Rwandan foreign minister backs attempts to control the media

Rwandan Foreign Minister Louise Mushikiwabo Photo/AFP

Washington, Thursday

Rwanda needs to tightly control journalists and politicians to prevent the ethnically divisive rhetoric that sparked a 1994 genocide, Foreign Minister Louise Mushikiwabo said yesterday.

Rwandan President Paul Kagame is expected to win an August 9 election, but critics have expressed concern about an increasingly repressive environment ahead of the poll in the impoverished central African nation.

Mr Kagame won praise for rebuilding political institutions and attracting foreign investors after the genocide, when about 800,000 ethnic Tutsis and moderate Hutus were killed. But he is also accused of trampling political and press freedoms.

“Politicians, people who want to run for office, people who want to lead Rwandans today, need to stay away from some of the rhetoric that is bound to take people back to where they were,” Ms Mushikiwabo, who describes herself as an independent politician, told Reuters in an interview in New York.

“This is not a matter of freedom of expression.”

“Anybody who’s going to have any influence in politics in Rwanda has to talk about issues and not talk about genocide ... (not) bring very dangerous language in terms of Hutu/Tutsis division,” she said.

UN Secretary-General Ban ki-Moon told President Kagame during a meeting in Madrid last week that he was concerned about several recent incidents that raised political tensions in Rwanda. Mr Ban also stressed the need to uphold human rights.

An aspiring Rwandan opposition politician, Andre Kagwa Rwisereka, was found murdered last week. Rwandan police said they had arrested a business associate of Rwisereka.

A journalist critical of Mr Kagame’s government was shot dead outside his home last month.

Earlier this month a newspaper editor was arrested and two newspapers were suspended in April on charges of genocide denial and reviving ethnic hatred.

Mr Kagame’s administration denies any involvement in the shooting of the journalist and rejects accusations of repression, saying it has pursued dialogue and accepted opposing views.

“Rwanda has been very secure, very stable over the last many years and so any security incident in Rwanda raises eyebrows,” Ms Mushikiwabo said. “There is a level of hype with the incidents that have happened in Rwanda.”

“What is clear on the ground in Rwanda is this level of hype and worry is definitely not there,” she said. “It’s very unfortunate because it gives a picture of Rwanda which is really very slanted.”

Meanwhile, President Kagame said yesterday he was confident of re-election on August 9 as he kicked off a campaign already tarnished by a string of political assassinations and arrests.

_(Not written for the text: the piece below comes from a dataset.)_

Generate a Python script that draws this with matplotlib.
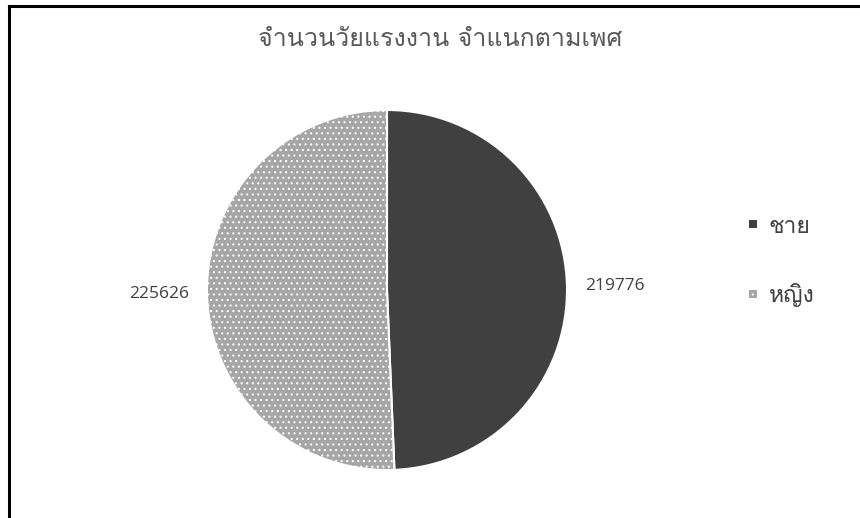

The 52-year-old leader, who has ruled Rwanda since his Rwandan Patriotic Front (RPF) ended the 1994 genocide by extremists from the Hutu majority against his Tutsi minority, insisted the country was free to choose.

“Rwandan voters have the freedom to decide. But we have to seek their support and explain how we deserve their support,” Kagame told reporters in Kigali on the first day of the three-week official campaign.

But with the main opposition parties already effectively out of the running, few people, including Kagame himself, appeared to have any doubt on the outcome of the vote.

“I’m very confident that Rwandans will choose to work with RPF but I don’t take anything for granted,” Mr Kagame said.
The RPF is planning to spend two million dollars on the campaign, all from “voluntary contributions”, according to Kagame’s campaign coordinator Christophe Bazivamo.

Challenging Kagame are Deputy Speaker Jean-Damascene Ntawukuriryayo, running for the Social Democratic Party, as well as the Liberal Party’s Prosper Higiro and the Party of Progress and Concord’s Alvera Mukabaramba.

Those three movements supported Kagame during the 2003 presidential election and are described by other parties as the RPF’s “political satellites”, token opposition used to maintain a facade of pluralism.

The Unified Democratic Forces has not been officially registered by the authorities and its leader, Victoire Ingabire, has faced legal action since April after being accused of negating the genocide and abetting terrorism.

The Social Party (Imberakuri) faces similar problems and its leader Bernard Ntaganda has been behind bars since June 24. “She associated herself with those who carried out the genocide,” Kagame said Tuesday to justify sidelining Ingabire.

Several senior army officers have been arrested in recent months and one general, Faustin Kayumba Nyamwasa, narrowly survived an assassination attempt in exile in South Africa.

An opposition journalist who claimed to have uncovered the regime’s responsibility in the attempted murder was shot dead days later.

In a country known for almost non-existent crime, Kagame insisted Tuesday that the latest murders were not politically motivated.

“There is nothing to gain from that... Why would the government be that stupid? I think there is something terribly wrong. People jump to conclusions without evidence,” he said.